Yoenis Cespedes, FA OF
His absurd second half will inflate his draft value, but his value also depends on with which team he signs. Yo’s a monster, but he obviously can’t keep pace with how he rewarded the Mets this year. At the same time, I think we’ve seen enough of him to know with a high degree of certainty what we can expect from him year in and year out. Still, if there’s an owner who thinks Cespedes has sudden “found it,” go ahead and flip him.
Adam Eaton, CWS, OF
After an anemic power display in 2014, Eaton flashed the power-speed combo that made him my favorite Mac lookalike in baseball. Like CarGo, however, the slugging may have been an overcorrection to what could be chalked up as bad luck previously. An xISO differential of .035 is equivalent to a little more than five additional home runs across 600 PAs; take those away and Eaton merely flirts with double digits in a full season. (Of course, it’s not that simple, but is anything really that simple?)
Like I said before, though, anyone can be a “sell high.” It’s all relative. Dangle your bait and see what bites.
What about buy-lows?
Right, buy-lows. I won’t get too formal with this one, but Brandon Moss could bounce back in a big way next year should he see regular playing time for the Cardinals. Troy Tulowitzki disappointed everywhere he went in 2015, but as xISO shows, it may not be entirely his fault.
More intriguing names include Michael Taylor, the four-tool prospect taking over center field for the Nationals in the wake of Denard Span. His desirable power-speed combination and less-desirable poor contact skills makes him almost a carbon copy of Steven Souza, except with much more upside. Indeed, the batted ball profile points up, and he could be an interesting late-round play that pays dividends, even if he may — nay, will — hurt your batting average.
Gregory Polanco shows he’s a prospect who may also have more juice in the tank. Frankly, he’s overscrutinized, and it’s possible he takes a big step forward next year should he maintain his decent batted ball profile and fortune falls in his favor.
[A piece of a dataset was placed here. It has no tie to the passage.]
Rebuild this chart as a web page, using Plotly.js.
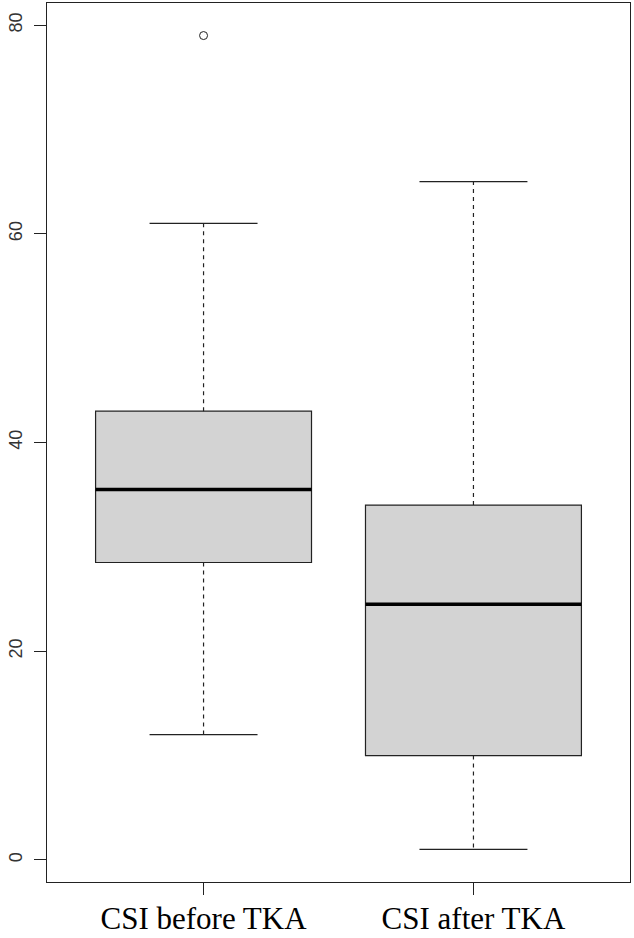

I anticipate that, because I calculated xISOs for only qualified hitters, I’ll receive requests for xISOs of non-qualified hitters. I ask that you suppress this urge to make such requests and, instead, actually use the equation I have provided. However, I will oblige the lazy and inconsiderate — just let me have this minor victory of first calling you lazy and inconsiderate. You know I still love you!